Abortion has been a unifying issue for Republicans in recent years, but now that the possibility exists of overturning Roe v. Wade, we're starting to see fissures develop.

As long as Roe v. Wade has been on safe ground, as has been the case since 1992, abortion could be a unifying issue on the Right. It was easy for most Republicans to simply talk about the importance of judges and to emphasize an incremental strategy of curtailing abortions. The confines imposed by Roe has made it easy for anybody who considers themselves pro-life to support state laws that only trim around the margins. And the increased radicalism of Democrats, even when it comes to late-term abortions, has made it easy for Republicans to find common ground.

But after the appointment of Justice Brett Kavanaugh made overturning Roe at least a theoretical possibility, this has changed. The Alabama abortion law, passed to test the waters at the newly constituted Supreme Court, outlaws abortion, and does not include exceptions for rape and incest (though it does for severe health risk to the mother or lethal anomaly in the child). The restrictive law has reopened old fissures among those who consider themselves pro-life.

When House Minority Leader Rep. Kevin McCarthy, R-Calif., said he opposed the Alabama abortion law because he supports rape and incest exceptions, he was attacked in some segments of the pro-life community. Lila Rose, the tireless anti-abortion activist, called on him to step down, writing, "Human lives hang in the balance and youre abandonment of their right to live is a betrayal of your own promises."

Now, I get the argument as to why favoring no exceptions for rape or incest is the more morally consistent pro-life position. But I also think that pro-lifers need all the allies we can get, and kicking out people who believe in certain exceptions means fewer pro-lifers, and almost certainly more abortions.

To expand a bit. If you believe that an unborn child is a life that should be guaranteed state protection, then it's difficult to argue that the mode of conception should make a difference, since it does not change the underlying reality of the human life. So, the anti-exceptions position can claim to be more consistent.

But in terms of the broader debate surrounding abortion, there is a significant difference in the case of rape. The abortion rights movement bills itself as "pro-choice" because they want to argue that those who favor protecting the unborn want to deny women control over their bodies. In most cases, however, pro-lifers could argue that women have a lot of choices prior to carrying a child such as abstinence or birth control. Those choices would either eliminate or significantly reduce the possibility of becoming pregnant. Of course, abortion rights supporters would counter that given that women have to carry the burden of child-bearing, laws against abortion uniquely impose control over their sexual choices in a way that they do not for men. But at least in those other cases there is some argument that the female had choices prior to pregnancy. In the case of rape, however, it's indisputable that no choice exists. A woman who becomes pregnant as the result of a horrific, violent crime never had control at any point in the process.

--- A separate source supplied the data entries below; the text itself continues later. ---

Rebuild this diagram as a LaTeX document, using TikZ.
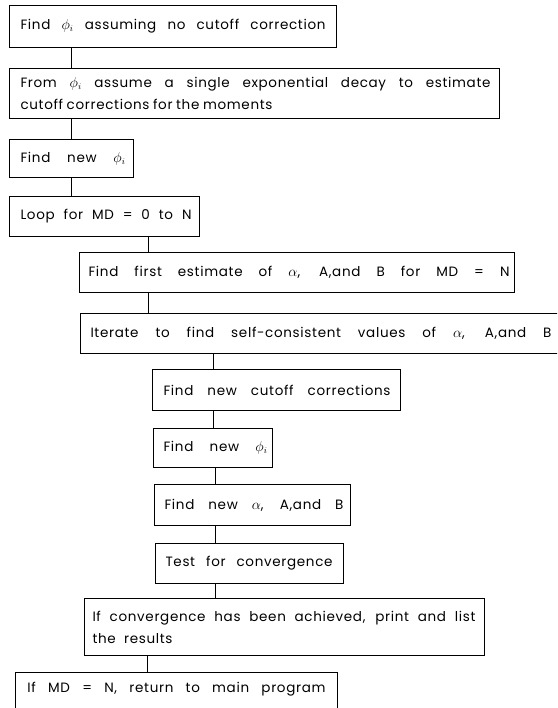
\documentclass[tikz,border=0pt]{standalone}
\usepackage{fontspec}
\setmainfont[LetterSpace=5]{Poppins}
\newcommand\tlin[3]{\hspace*{#1pt}\makebox[#2pt][s]{\spaceskip=4.5pt plus 1fil minus 1.5pt\xspaceskip=4.5pt plus 1fil minus 1.5pt\relax #3}}
\newcommand\boxfont{\fontsize{13.5}{22}\selectfont}
\begin{document}
\begin{tikzpicture}[x=1pt,y=-1pt,
  box/.style={draw, line width=1pt, anchor=north west, inner xsep=0pt, inner ysep=0pt,
    align=left, font=\boxfont},
  link/.style={line width=1pt}]
\useasboundingbox (0,0) rectangle (557,708);
\clip (0,0) rectangle (557,708);
\node[box, text width=327pt, minimum height=42pt] (b1) at (9,5)
  {\tlin{11}{305}{Find $\phi_i$ assuming no cutoff correction}};
\node[box, text width=490pt, minimum height=50pt] (b2) at (9,68)
  {\tlin{11}{470}{From $\phi_i$ assume a single exponential decay to estimate}\\
   \tlin{11}{252}{cutoff corrections for the moments}};
\node[box, text width=124pt, minimum height=38pt] (b3) at (9,139)
  {\tlin{11}{105}{Find new $\phi_i$}};
\node[box, text width=190pt, minimum height=40pt] (b4) at (9,196)
  {\tlin{11}{171}{Loop for MD = 0 to N}};
\node[box, text width=435pt, minimum height=40pt] (b5) at (79,252)
  {\tlin{9}{421}{Find first estimate of $\alpha$, A,and B for MD = N}};
\node[box, text width=520pt, minimum height=40pt] (b6) at (80,313)
  {\tlin{10}{461}{Iterate to find self-consistent values of $\alpha$, A,and B}};
\node[box, text width=248pt, minimum height=41pt] (b7) at (152,369)
  {\tlin{11}{227}{Find new cutoff corrections}};
\node[box, text width=119pt, minimum height=39pt] (b8) at (153,428)
  {\tlin{10}{104}{Find new $\phi_i$}};
\node[box, text width=196pt, minimum height=41pt] (b9) at (154,484)
  {\tlin{10}{179}{Find new $\alpha$, A,and B}};
\node[box, text width=188pt, minimum height=40pt] (b10) at (155,543)
  {\tlin{10}{167}{Test for convergence}};
\node[box, text width=400pt, minimum height=57pt] (b11) at (84,598)
  {\tlin{8}{383}{If convergence has been achieved, print and list}\\
   \tlin{8}{80}{the results}};
\node[box, text width=322pt, minimum height=56pt] (b12) at (15,672)
  {\raisebox{0pt}[0pt][16pt]{\tlin{12}{298}{If MD = N, return to main program}}};
\coordinate (xa) at (71,0);
\coordinate (xb) at (148,0);
\coordinate (xc) at (213,0);
\coordinate (xd) at (215,0);
\coordinate (xe) at (147,0);
\draw[link] (b1.south -| xa) -- (b2.north -| xa);
\draw[link] (b2.south -| xa) -- (b3.north -| xa);
\draw[link] (b3.south -| xa) -- (b4.north -| xa);
\draw[link] (b4.south -| xb) -- (b5.north -| xb);
\draw[link] (b5.south -| xb) -- (b6.north -| xb);
\draw[link] (b6.south -| xc) -- (b7.north -| xc);
\draw[link] (b7.south -| xc) -- (b8.north -| xc);
\draw[link] (b8.south -| xd) -- (b9.north -| xd);
\draw[link] (b9.south -| xd) -- (b10.north -| xd);
\draw[link] (b10.south -| xd) -- (b11.north -| xd);
\draw[link] (b11.south -| xe) -- (b12.north -| xe);
\end{tikzpicture}
\end{document}
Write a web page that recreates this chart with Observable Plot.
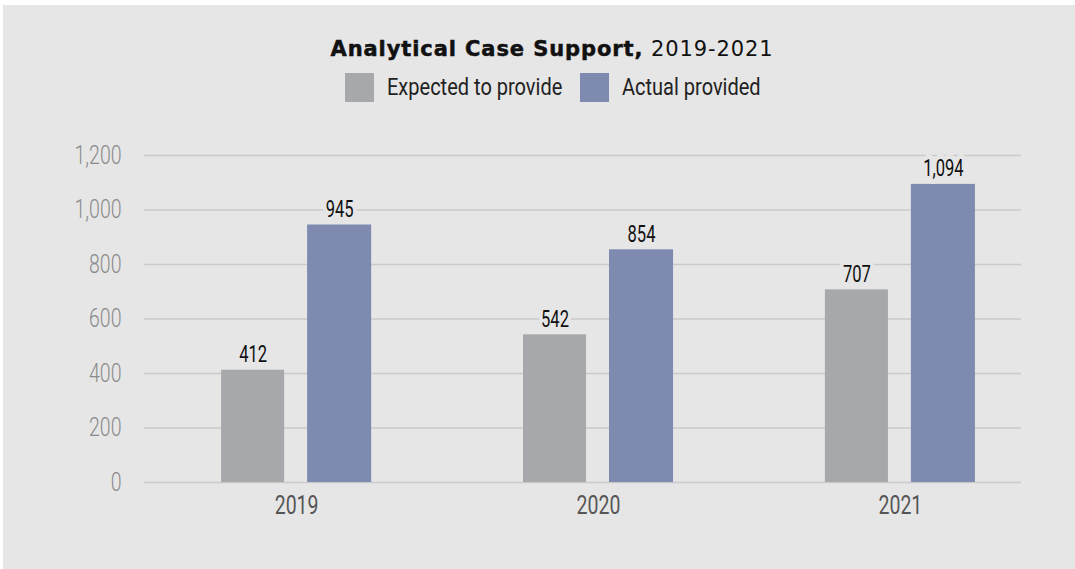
<!DOCTYPE html>
<html><head><meta charset="utf-8">
<script src="https://cdn.jsdelivr.net/npm/d3@7"></script>
<script src="https://cdn.jsdelivr.net/npm/@observablehq/plot@0.6"></script>
<style>
  html,body{margin:0;padding:0;background:#fff;width:1075px;height:569px;overflow:hidden;}
  #panel{position:absolute;left:3px;top:5px;width:1072px;height:564px;background:#e6e6e6;}
  #title{position:absolute;left:0;top:37px;width:1104px;text-align:center;font-family:"DejaVu Sans",sans-serif;font-size:21px;letter-spacing:0.9px;line-height:24px;color:#111;white-space:nowrap;}
  #title b{font-weight:700;-webkit-text-stroke:0.5px #111;}
  #legend{position:absolute;left:345px;top:73px;height:29px;display:flex;align-items:center;font-family:Roboto,sans-serif;font-size:23px;color:#222;white-space:nowrap;}
  #legend .sw{width:29px;height:29px;margin-right:13px;flex:none;}
  #legend .item{display:flex;align-items:center;margin-right:18px;}
  #legend .wrap{display:inline-block;overflow:visible;}
  #legend .lab{display:inline-block;transform:scaleX(0.87);transform-origin:0 50%;}
  #chart{position:absolute;left:0;top:0;}
</style>
</head><body>
<div id="panel"></div>
<div id="title"><b>Analytical Case Support,</b> 2019-2021</div>
<div id="legend"></div>
<div id="chart"></div>
<script>
const years = ["2019", "2020", "2021"];
const series = ["Expected to provide", "Actual provided"];
const expected = [412, 542, 707];
const actual = [945, 854, 1094];
const colors = ["#a7a8ab", "#7f8ab0"];
const yTicks = [0, 200, 400, 600, 800, 1000, 1200];

const expData = years.map((yr, i) => ({year: yr, series: series[0], value: expected[i]}));
const actData = years.map((yr, i) => ({year: yr, series: series[1], value: actual[i]}));

const fmt = d3.format(",");

// legend (HTML, built from the series / colour arrays)
const legend = document.getElementById("legend");
series.forEach((s, i) => {
  const item = document.createElement("div");
  item.className = "item";
  const sw = document.createElement("div");
  sw.className = "sw";
  sw.style.background = colors[i];
  const wrap = document.createElement("span");
  wrap.className = "wrap";
  const lab = document.createElement("span");
  lab.className = "lab";
  lab.textContent = s;
  wrap.appendChild(lab);
  item.appendChild(sw);
  item.appendChild(wrap);
  legend.appendChild(item);
  wrap.style.width = lab.getBoundingClientRect().width + "px";
});

const labelStyle = {fontSize: 23, fontFamily: "Roboto, sans-serif", fill: "#111", stroke: "#e6e6e6", strokeWidth: 10, paintOrder: "stroke", lineAnchor: "bottom"};

const chart = Plot.plot({
  width: 1075,
  height: 569,
  marginTop: 155,
  marginBottom: 87,
  marginLeft: 144,
  marginRight: 54,
  style: {background: "transparent", fontFamily: "Roboto, sans-serif", overflow: "visible"},
  x: {domain: years, paddingInner: 0.503, paddingOuter: 0.204, align: 0.626, round: false, label: null},
  y: {domain: [0, 1200], label: null},
  marks: [
    Plot.ruleY(yTicks, {stroke: "#cacaca", strokeWidth: 1.5}),
    Plot.axisY(yTicks, {tickSize: 0, tickPadding: 23, tickFormat: fmt, fontSize: 25, fontWeight: 300, fill: "#8a8a8a", label: null}),
    Plot.axisX({anchor: "bottom", tickSize: 0, tickPadding: 14, fontSize: 25, fill: "#555", label: null}),
    Plot.barY(expData, {x: "year", y: "value", fill: colors[0], insetRight: 87}),
    Plot.barY(actData, {x: "year", y: "value", fill: colors[1], insetLeft: 86}),
    Plot.text(expData, {x: "year", y: "value", text: d => fmt(d.value), dx: -43.5, dy: -8, ...labelStyle}),
    Plot.text(actData, {x: "year", y: "value", text: d => fmt(d.value), dx: 43, dy: -8, ...labelStyle})
  ]
});

// condense the text horizontally (the reference uses a condensed face)
chart.querySelectorAll("text").forEach(t => {
  const tr = t.getAttribute("transform");
  if (tr && tr.includes("translate")) {
    const size = parseFloat(t.closest("[font-size]")?.getAttribute("font-size") || 0);
    const sx = size === 23 ? 0.72 : 0.78;
    t.setAttribute("transform", tr + ` scale(${sx},1)`);
  }
});

document.getElementById("chart").appendChild(chart);
</script>
</body></html>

It's no surprise, then, to see this distinction affect polling. According to Gallup numbers, asked about first trimester abortions, 53% of Americans say they believe it should be illegal in cases "when the woman does not want the child for any reason," compared with 45% who say it should be legal. However, in cases of rape or incest, 77% think it should be legal, compared to 21% who say it should be illegal. In other words, arguing against abortion on demand is a majority position, but arguing for no exceptions for rape or incest is the significant minority position.

Given that the status quo under Roe v. Wade has been to allow abortions virtually on demand well into the pregnancy, there's a lot of room to significantly reduce abortion and save millions of human lives even while allowing those exceptions. Rape and incest cases make up an estimated 1.5% of abortions. If pro-lifers ever get in the position of being able to ban nearly 99% of abortions, that would be one of the most incredible victories for a political movement in American history. They put that at risk by insisting that all allies adopt the purest position.

It's one thing to continue making the case for why there should be no exceptions. Or to argue that the federal government should not require states to include such exceptions. But to put everything that abortion opponents have fought for over the last several decades at risk by defining the term "pro-life" as narrowly as possible and driving out anybody who disagrees is a huge mistake.